The idea that “if you post it I’m allowed to piss on it” is not far removed at all from “if you don’t want me to shout at you, you shouldn’t wear short skirts.” Or, “if you don’t want me to touch your ass you shouldn’t have stood so close to me when I had so many beers.” The idea that women only exist to be responded to, that we are not fully actualized until a man comments/touches/intervenes might be how things have worked for a long time but I’m here to say they don’t anymore. We’re done. And we need you to stop.
Having to fend off repeated unwanted and disagreed with comments is not fun. We don’t like it. We hear your opinion, odds are we have heard it before, probably a hundred times, and we do not care. You have nothing to teach us about: our own experiences, our feelings, our lives. If you say your piece and we disagree with you then move on. Post on your own wall. Or maybe, this is crazy!, maybe just this once listen to us and actually stop.
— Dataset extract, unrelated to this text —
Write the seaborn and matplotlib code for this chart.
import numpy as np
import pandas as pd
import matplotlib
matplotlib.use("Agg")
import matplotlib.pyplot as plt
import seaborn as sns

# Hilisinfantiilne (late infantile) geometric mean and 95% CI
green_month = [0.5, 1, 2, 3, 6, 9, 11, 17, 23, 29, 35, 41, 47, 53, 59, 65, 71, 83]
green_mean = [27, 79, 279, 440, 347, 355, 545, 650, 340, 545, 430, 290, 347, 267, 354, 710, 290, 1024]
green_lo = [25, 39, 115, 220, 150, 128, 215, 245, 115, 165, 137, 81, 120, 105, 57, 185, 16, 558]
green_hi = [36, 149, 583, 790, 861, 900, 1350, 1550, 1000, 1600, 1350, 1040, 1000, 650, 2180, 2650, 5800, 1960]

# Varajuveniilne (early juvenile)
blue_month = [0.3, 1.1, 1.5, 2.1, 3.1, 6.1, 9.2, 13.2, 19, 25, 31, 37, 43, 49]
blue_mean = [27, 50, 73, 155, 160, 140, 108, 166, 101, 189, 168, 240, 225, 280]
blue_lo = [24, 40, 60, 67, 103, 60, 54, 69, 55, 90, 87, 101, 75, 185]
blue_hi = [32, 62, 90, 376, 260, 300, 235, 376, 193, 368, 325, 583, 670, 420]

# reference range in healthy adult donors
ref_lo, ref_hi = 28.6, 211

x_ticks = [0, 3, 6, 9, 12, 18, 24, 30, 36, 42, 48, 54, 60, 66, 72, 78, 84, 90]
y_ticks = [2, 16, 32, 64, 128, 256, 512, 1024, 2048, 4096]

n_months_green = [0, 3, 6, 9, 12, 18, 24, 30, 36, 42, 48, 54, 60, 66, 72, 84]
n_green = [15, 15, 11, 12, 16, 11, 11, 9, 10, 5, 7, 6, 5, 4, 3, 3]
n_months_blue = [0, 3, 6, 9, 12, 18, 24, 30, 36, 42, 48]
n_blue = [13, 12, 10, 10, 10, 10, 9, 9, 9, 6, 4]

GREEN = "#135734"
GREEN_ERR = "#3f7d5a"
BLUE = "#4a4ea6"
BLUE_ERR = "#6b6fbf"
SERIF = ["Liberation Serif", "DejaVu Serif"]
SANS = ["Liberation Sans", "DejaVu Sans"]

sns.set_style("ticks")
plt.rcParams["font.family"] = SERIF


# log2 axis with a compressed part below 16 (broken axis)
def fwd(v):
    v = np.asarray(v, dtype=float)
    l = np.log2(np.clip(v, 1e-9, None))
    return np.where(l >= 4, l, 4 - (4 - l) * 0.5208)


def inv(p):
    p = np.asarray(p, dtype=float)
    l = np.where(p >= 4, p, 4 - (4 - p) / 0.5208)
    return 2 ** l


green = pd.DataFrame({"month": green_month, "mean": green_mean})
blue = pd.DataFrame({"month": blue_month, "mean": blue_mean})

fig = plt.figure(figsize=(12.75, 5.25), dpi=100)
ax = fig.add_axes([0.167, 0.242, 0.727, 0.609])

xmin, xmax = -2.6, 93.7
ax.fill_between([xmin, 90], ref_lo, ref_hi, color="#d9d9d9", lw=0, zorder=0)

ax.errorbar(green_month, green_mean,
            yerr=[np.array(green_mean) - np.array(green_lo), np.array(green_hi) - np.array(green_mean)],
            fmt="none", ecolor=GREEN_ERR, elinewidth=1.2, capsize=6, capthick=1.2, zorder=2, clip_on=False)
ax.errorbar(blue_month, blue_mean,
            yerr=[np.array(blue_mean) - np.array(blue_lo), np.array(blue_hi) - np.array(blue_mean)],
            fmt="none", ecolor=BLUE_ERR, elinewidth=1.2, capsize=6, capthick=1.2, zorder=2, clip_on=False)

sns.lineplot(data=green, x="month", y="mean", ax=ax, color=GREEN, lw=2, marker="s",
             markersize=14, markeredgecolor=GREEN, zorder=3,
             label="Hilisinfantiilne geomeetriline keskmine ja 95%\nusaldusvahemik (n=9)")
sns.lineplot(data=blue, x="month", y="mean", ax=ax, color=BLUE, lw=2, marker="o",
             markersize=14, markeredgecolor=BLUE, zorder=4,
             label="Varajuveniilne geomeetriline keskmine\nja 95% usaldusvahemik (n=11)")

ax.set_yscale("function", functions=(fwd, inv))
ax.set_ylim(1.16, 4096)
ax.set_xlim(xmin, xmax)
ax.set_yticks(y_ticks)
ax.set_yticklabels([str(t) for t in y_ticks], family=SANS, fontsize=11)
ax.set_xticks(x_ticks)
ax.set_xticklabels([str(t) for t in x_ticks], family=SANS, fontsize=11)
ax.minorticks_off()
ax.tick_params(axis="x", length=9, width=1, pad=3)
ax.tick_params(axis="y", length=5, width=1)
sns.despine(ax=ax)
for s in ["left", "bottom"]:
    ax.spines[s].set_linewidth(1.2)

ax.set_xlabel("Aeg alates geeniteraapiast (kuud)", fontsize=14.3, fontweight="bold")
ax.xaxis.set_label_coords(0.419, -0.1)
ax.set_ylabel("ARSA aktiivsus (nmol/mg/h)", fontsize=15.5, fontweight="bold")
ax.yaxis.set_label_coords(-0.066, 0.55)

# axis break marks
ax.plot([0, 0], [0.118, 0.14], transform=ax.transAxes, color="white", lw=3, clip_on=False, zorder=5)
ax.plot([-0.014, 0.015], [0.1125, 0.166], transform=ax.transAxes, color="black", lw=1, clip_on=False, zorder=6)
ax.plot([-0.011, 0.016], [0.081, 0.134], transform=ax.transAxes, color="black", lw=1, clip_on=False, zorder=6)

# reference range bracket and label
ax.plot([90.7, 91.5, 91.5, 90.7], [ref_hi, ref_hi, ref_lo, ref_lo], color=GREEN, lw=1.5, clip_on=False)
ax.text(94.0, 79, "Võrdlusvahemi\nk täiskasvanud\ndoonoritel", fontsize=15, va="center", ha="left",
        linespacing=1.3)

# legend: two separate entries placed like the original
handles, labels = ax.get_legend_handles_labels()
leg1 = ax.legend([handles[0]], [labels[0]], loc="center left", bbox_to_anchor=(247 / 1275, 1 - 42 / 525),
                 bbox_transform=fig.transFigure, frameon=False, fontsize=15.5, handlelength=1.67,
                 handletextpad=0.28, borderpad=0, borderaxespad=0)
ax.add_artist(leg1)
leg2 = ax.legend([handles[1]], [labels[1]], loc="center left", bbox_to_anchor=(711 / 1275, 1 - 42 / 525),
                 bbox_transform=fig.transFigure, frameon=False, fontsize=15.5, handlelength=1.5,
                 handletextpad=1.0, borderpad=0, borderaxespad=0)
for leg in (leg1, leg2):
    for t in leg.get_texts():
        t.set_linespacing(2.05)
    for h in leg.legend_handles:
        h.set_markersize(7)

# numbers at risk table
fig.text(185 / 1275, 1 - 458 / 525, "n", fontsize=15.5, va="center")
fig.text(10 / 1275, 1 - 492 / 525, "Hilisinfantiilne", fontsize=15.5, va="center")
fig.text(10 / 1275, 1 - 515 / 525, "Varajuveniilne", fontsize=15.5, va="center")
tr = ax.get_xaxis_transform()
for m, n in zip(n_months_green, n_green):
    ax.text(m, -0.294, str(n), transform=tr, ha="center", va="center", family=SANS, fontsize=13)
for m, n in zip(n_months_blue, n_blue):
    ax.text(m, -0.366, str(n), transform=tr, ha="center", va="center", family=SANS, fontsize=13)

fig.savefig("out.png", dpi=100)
I would never presume to speak for people of color but I know that when white men do this to me as a white woman it is degrading. I can only assume it’s that times a billion when they try to explain away your feelings about race (when any white person tries to explain away your feelings about race.) So maybe, White Dudes on the Internet, when you have the impulse to pipe up on your “friend’s” page when they try to relate their experience of racism you should shut up then too. For once just don’t talk. Don’t talk, just listen.
So one more time guys: this isn’t fun for us, this isn’t a game, this is exhausting, we already know what you’re going to say, we’ve heard it a hundred times before and we do not care, so just Stop. For god’s sake, stop thinking only about yourselves and how you feel about your place in the world, stop assuming we need your opinion to fully function, hear us when we say we are fearful or outraged or indignant or tired. Just finally once and for all, STOP.